Non lo dico io, lo dicono gli articoli di giornale e i resoconti dell’epoca. Vittorio era considerato un giovane talento emergente del calcio italiano. Nel 1927 una importante rivista nazionale lo inserì in un ristretto elenco dei migliori calciatori italiani di quella annata. Insieme a lui c’era gente come Libonatti, Bernardini, Baloncieri e Schiavio, i Baggio, Totti, Pirlo e Del Piero dei giorni nostri. Purtroppo la sua militanza politica in un periodo di atroce dittatura, ha finito per compromettere irrimediabilmente la sua carriera. Ha vinto uno scudetto col Torino, poi revocato, ma avrebbe meritato molto di più.
La tragedia famigliare che lo ha colpito sembra averne annientato lo spirito: credi che prima della deportazione le sue scelte e le sue azioni fossero pienamente lucide?
Dopo la morte di sua figlia e di sua moglie Giulia, ha un lungo periodo di smarrimento. Sul campo, a Firenze prima e a Cosenza poi, riesce ugualmente a dimostrare tutto il suo valore. Fuori dal campo, però, quelle ferite pesano e lo condizionano non poco. Non credo, però, a tal punto da fargli perdere la lucidità. Anzi, una volta abbandonato il calcio, forse proprio per cercare di dimenticare quel passato doloroso, Vittorio si butta anima e corpo nell’attività politica. E’ generoso e altruista. Il suo agire è quello di sempre. Ad essere poco lucido non è lui, ma il mondo che lo circonda.
Credi sia stato troppo ingenuo nel non nascondere le sue idee o nel fidarsi degli altri? Ha avuto fiducia nelle istituzioni fino all’ultimo?
Alla luce di ciò che gli è accaduto, verrebbe da rispondere di sì. Ma, probabilmente, lui era un grande uomo proprio perché era un puro, non sopportava le ingiustizie e credeva di poter esprimere le sue idee senza alcun problema. Più che nelle istituzioni, aveva fiducia nelle persone. E’ stato arrestato ingiustamente decine di volte, ma non ha mai perso la speranza.
Come mai secondo te storie come la sua restano molte volte nascoste nell’oblio?
Basta leggere i giornali per capire il motivo. L’Italia non ha mai fatto veramente i conti con il ventennio fascista, una ideologia che è sempre lì, pronta a ritornare, seppure in forme diverse. In Italia si parla soprattutto di calcio e politica, ma le due cose non stanno bene insieme. I calciatori, così come in quegli anni tremendi, non devono esprimere idee e i pochi che lo fanno vengono puntualmente isolati o denigrati. Vittorio era un calciatore coraggioso, pensante, che non aveva paura di dire la sua. In Italia questa cosa non ha mai funzionato troppo. Magari, se avesse vinto i due titoli mondiali con la Nazionale di Pozzo, oggi sarebbe più conosciuto, non da tutti, sia chiaro. Ma a uno come lui la Nazionale era vietata.
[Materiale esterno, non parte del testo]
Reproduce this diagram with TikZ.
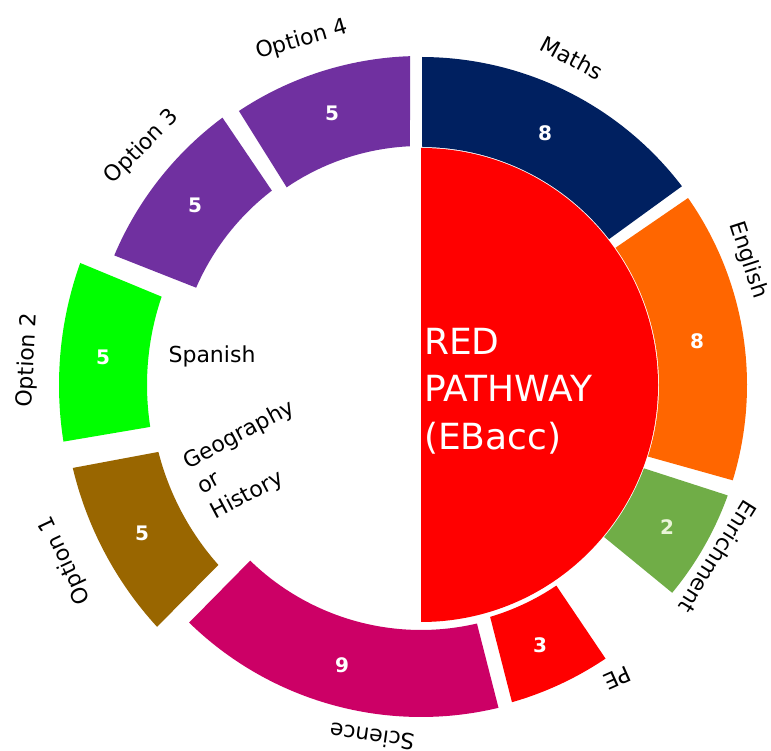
\documentclass[tikz,border=0pt]{standalone}
\usepackage{fontspec}
\setmainfont{DejaVu Sans}
\definecolor{mathsC}{HTML}{002060}
\definecolor{englishC}{HTML}{FF6600}
\definecolor{enrichC}{HTML}{70AD47}
\definecolor{peC}{HTML}{FF0000}
\definecolor{scienceC}{HTML}{CC0066}
\definecolor{optoneC}{HTML}{996600}
\definecolor{opttwoC}{HTML}{00FF00}
\definecolor{optC}{HTML}{7030A0}
\definecolor{paleC}{HTML}{EAF4D8}
\newcommand{\ringseg}[7]{\fill[#1] (#2:#4) arc[start angle=#2, end angle=#3, radius=#4] -- (#6:#7) arc[start angle=#6, end angle=#5, radius=#7] -- cycle;}
\begin{document}
\begin{tikzpicture}[x=1pt,y=1pt,
  numlbl/.style={text=white,font=\bfseries\fontsize{20}{24}\selectfont,inner sep=0pt},
  outlbl/.style={text=black,font=\fontsize{22}{28.5}\selectfont,inner sep=0pt},
  bigtxt/.style={text=white,font=\fontsize{36}{44}\selectfont,inner sep=0pt,anchor=base west}]
\useasboundingbox (0,0) rectangle (771,751);
\fill[white] (0,0) rectangle (771,751);
\coordinate (C) at (421,366);
\begin{scope}[shift={(C)}]
  % red half disc
  \fill[peC] (0,237) arc[start angle=90, end angle=-90, radius=237] -- cycle;
  % ring segments
  \ringseg{mathsC}{37.8}{89.7}{238}{37.3}{89.8}{328}
  \ringseg{englishC}{-17.5}{35.2}{238}{-17}{35}{326}
  \ringseg{enrichC}{-39.7}{-20.5}{238}{-39.6}{-19.8}{326}
  \ringseg{peC}{-73.4}{-56}{242}{-74}{-56}{330}
  \ringseg{scienceC}{-134.2}{-76.8}{245}{-134.3}{-76.5}{332}
  \ringseg{optoneC}{-165.7}{-138.4}{271}{-166.6}{-137.5}{358}
  \ringseg{opttwoC}{161.2}{188.8}{274}{160.3}{189}{362}
  \ringseg{optC}{127.5}{156.6}{245}{126.6}{157.1}{333}
  \ringseg{optC}{92.65}{124.2}{239}{91.9}{123.6}{329}
\end{scope}
% centre text
\node[bigtxt] (red1) at (424,396) {RED};
\node[bigtxt] (red2) at (424,349) {PATHWAY};
\node[bigtxt] (red3) at (424,301) {(EBacc)};
% numbers
\node[numlbl] (nmaths) at (545,618) {8};
\node[numlbl] (nenglish) at (697,410) {8};
\node[numlbl,text=paleC] (nenrich) at (667,224) {2};
\node[numlbl] (npe) at (540,106) {3};
\node[numlbl] (nscience) at (342,86) {9};
\node[numlbl] (nopt1) at (142,218) {5};
\node[numlbl] (nopt2) at (103,394) {5};
\node[numlbl] (nopt3) at (195,546) {5};
\node[numlbl] (nopt4) at (332,638) {5};
% outer labels
\node[outlbl,rotate=-28] (lmaths) at (572,693) {Maths};
\node[outlbl,rotate=-72] (lenglish) at (748,491) {English};
\node[outlbl,rotate=-122] (lenrich) at (718,194) {Enrichment};
\node[outlbl,rotate=-156] (lpe) at (617,73) {PE};
\node[outlbl,rotate=172] (lscience) at (372,14) {Science};
\node[outlbl,rotate=115] (lopt1) at (65,191) {Option 1};
\node[outlbl,rotate=87] (lopt2) at (28,391) {Option 2};
\node[outlbl,rotate=45] (lopt3) at (142,604) {Option 3};
\node[outlbl,rotate=16] (lopt4) at (302,711) {Option 4};
% inner labels
\node[outlbl] (lspanish) at (212,395) {Spanish};
\node[outlbl,rotate=28,align=left,anchor=west] (lgeo) at (199,262) {Geography\\or\\History};
\end{tikzpicture}
\end{document}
Nella postfazione Domenico Beccaria invita i calciatori di oggi a leggere questo libro per recuperare i veri valori: concordi?
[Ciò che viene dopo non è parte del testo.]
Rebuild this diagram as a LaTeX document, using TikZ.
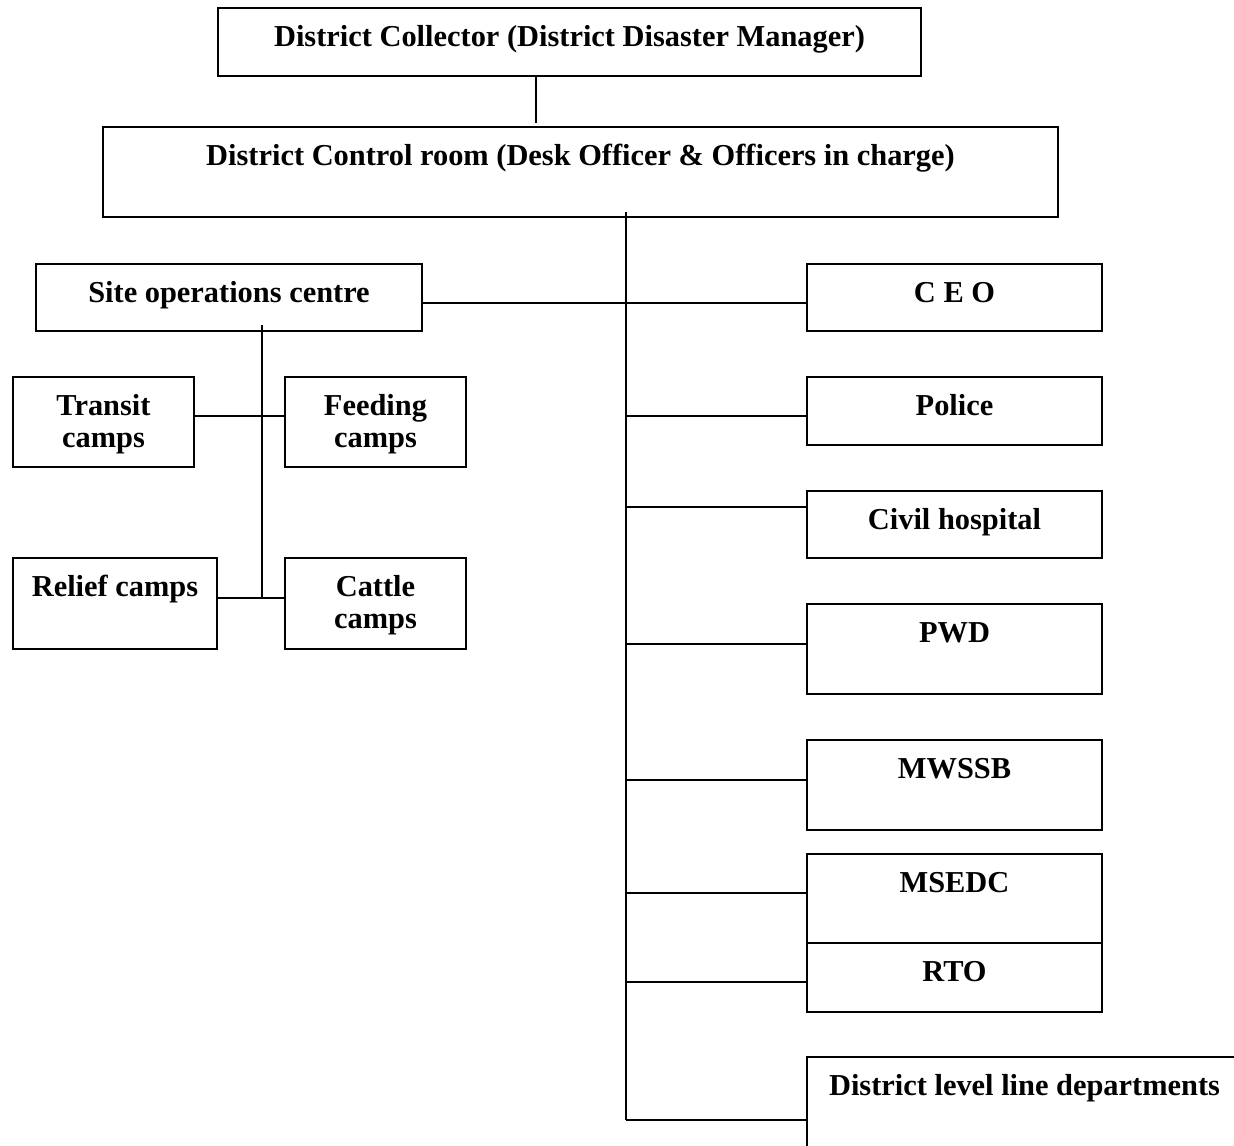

Ha ragione, e non perché si tratta del mio libro. Molti calciatori di oggi, in fondo, sono degli eterni Peter Pan, degli uomini rimasti bambini, non sempre per colpa loro. Non credo che siano privi di valori, penso piuttosto che, per varie ragioni, non abbiano un quadro ampio del mondo che li circonda. Vittorio non era un intellettuale, anzi. A un certo punto ha visto che nel suo Paese c’era qualcosa che non andava e ha cercato di capire, di informarsi, di lottare per dare un contributo al miglioramento della società. In quegli anni i calciatori non erano ricchissimi, i loro faccioni non apparivano spesso sui giornali e non c’era la tv. Oggi chi gioca a calcio ad alti livelli, diventa automaticamente, anche senza parlare, una star, un simbolo da imitare per tantissimi ragazzi. Una responsabilità enorme che non tutti riescono a comprendere fino in fondo.